Data provided.
# # # # #

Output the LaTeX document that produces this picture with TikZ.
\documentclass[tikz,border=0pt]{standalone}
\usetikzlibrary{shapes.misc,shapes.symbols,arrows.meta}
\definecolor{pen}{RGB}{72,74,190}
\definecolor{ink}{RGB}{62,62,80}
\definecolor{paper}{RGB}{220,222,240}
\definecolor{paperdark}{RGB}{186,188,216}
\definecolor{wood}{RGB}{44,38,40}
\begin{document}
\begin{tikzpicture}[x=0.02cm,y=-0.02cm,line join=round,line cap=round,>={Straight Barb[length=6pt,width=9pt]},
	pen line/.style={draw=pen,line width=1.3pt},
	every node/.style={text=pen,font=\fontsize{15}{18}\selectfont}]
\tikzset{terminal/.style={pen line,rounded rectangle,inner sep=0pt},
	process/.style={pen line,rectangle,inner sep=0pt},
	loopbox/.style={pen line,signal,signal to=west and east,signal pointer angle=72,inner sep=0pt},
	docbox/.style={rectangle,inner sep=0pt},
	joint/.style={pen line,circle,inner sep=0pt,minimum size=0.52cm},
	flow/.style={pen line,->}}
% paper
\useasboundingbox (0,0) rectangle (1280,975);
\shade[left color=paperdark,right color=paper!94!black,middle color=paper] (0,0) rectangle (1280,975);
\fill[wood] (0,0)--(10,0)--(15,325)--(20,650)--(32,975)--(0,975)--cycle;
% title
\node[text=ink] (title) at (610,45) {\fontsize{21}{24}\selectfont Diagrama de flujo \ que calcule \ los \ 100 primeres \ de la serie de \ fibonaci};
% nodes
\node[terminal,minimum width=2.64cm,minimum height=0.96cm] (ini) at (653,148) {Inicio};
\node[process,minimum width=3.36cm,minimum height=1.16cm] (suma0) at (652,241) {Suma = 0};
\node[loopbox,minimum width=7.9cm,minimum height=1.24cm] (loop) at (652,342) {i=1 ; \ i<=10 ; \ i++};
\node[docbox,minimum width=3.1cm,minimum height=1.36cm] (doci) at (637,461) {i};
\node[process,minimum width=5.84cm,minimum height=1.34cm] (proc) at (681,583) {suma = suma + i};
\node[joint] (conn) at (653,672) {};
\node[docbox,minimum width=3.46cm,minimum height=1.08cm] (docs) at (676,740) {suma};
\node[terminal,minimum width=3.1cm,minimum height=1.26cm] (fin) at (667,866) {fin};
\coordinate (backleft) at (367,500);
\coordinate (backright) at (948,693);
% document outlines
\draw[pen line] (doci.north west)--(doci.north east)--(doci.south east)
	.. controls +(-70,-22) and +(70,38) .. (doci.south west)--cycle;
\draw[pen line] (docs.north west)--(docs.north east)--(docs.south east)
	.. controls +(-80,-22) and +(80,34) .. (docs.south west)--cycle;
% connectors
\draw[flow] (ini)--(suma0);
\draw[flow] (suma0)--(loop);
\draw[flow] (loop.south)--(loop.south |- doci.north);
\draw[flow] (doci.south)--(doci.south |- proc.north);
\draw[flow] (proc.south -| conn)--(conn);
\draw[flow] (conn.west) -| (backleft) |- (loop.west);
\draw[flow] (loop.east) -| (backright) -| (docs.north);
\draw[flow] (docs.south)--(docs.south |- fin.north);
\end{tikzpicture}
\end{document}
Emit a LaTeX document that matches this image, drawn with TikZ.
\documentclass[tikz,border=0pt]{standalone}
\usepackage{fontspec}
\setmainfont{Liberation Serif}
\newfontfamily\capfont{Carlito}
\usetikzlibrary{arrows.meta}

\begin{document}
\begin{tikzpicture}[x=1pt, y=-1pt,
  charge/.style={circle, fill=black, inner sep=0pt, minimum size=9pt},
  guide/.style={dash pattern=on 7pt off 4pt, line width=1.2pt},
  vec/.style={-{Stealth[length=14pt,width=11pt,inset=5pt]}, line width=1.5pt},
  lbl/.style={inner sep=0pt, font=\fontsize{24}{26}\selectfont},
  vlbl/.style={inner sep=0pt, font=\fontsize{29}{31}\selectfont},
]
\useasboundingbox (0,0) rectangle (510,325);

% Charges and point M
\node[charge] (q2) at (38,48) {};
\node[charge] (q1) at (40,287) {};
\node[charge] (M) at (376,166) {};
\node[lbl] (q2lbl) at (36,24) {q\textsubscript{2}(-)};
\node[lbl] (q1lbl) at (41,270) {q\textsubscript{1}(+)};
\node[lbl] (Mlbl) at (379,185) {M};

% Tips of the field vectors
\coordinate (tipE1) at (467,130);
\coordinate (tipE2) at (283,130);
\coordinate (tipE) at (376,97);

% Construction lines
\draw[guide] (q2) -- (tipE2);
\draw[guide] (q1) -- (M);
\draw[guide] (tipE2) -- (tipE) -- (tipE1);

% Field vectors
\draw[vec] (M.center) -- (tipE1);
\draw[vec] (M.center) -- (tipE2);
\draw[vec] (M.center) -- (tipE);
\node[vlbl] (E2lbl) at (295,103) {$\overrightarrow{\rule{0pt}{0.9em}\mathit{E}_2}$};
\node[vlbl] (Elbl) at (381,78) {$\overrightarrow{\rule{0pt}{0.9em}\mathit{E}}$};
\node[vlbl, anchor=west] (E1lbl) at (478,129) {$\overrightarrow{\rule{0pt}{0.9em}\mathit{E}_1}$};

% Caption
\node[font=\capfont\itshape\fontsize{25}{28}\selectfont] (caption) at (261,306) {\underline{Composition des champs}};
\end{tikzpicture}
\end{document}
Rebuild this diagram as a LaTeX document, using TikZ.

# # # # #

Exercise directions. Return, unchanged, the run of lines above that opens with the line containing "Emit a LaTeX" and closes with the line containing "(tipE) -- (tipE1);". Include both.

The solution.
Emit a LaTeX document that matches this image, drawn with TikZ.
\documentclass[tikz,border=0pt]{standalone}
\usepackage{fontspec}
\setmainfont{Liberation Serif}
\newfontfamily\capfont{Carlito}
\usetikzlibrary{arrows.meta}

\begin{document}
\begin{tikzpicture}[x=1pt, y=-1pt,
  charge/.style={circle, fill=black, inner sep=0pt, minimum size=9pt},
  guide/.style={dash pattern=on 7pt off 4pt, line width=1.2pt},
  vec/.style={-{Stealth[length=14pt,width=11pt,inset=5pt]}, line width=1.5pt},
  lbl/.style={inner sep=0pt, font=\fontsize{24}{26}\selectfont},
  vlbl/.style={inner sep=0pt, font=\fontsize{29}{31}\selectfont},
]
\useasboundingbox (0,0) rectangle (510,325);

% Charges and point M
\node[charge] (q2) at (38,48) {};
\node[charge] (q1) at (40,287) {};
\node[charge] (M) at (376,166) {};
\node[lbl] (q2lbl) at (36,24) {q\textsubscript{2}(-)};
\node[lbl] (q1lbl) at (41,270) {q\textsubscript{1}(+)};
\node[lbl] (Mlbl) at (379,185) {M};

% Tips of the field vectors
\coordinate (tipE1) at (467,130);
\coordinate (tipE2) at (283,130);
\coordinate (tipE) at (376,97);

% Construction lines
\draw[guide] (q2) -- (tipE2);
\draw[guide] (q1) -- (M);
\draw[guide] (tipE2) -- (tipE) -- (tipE1);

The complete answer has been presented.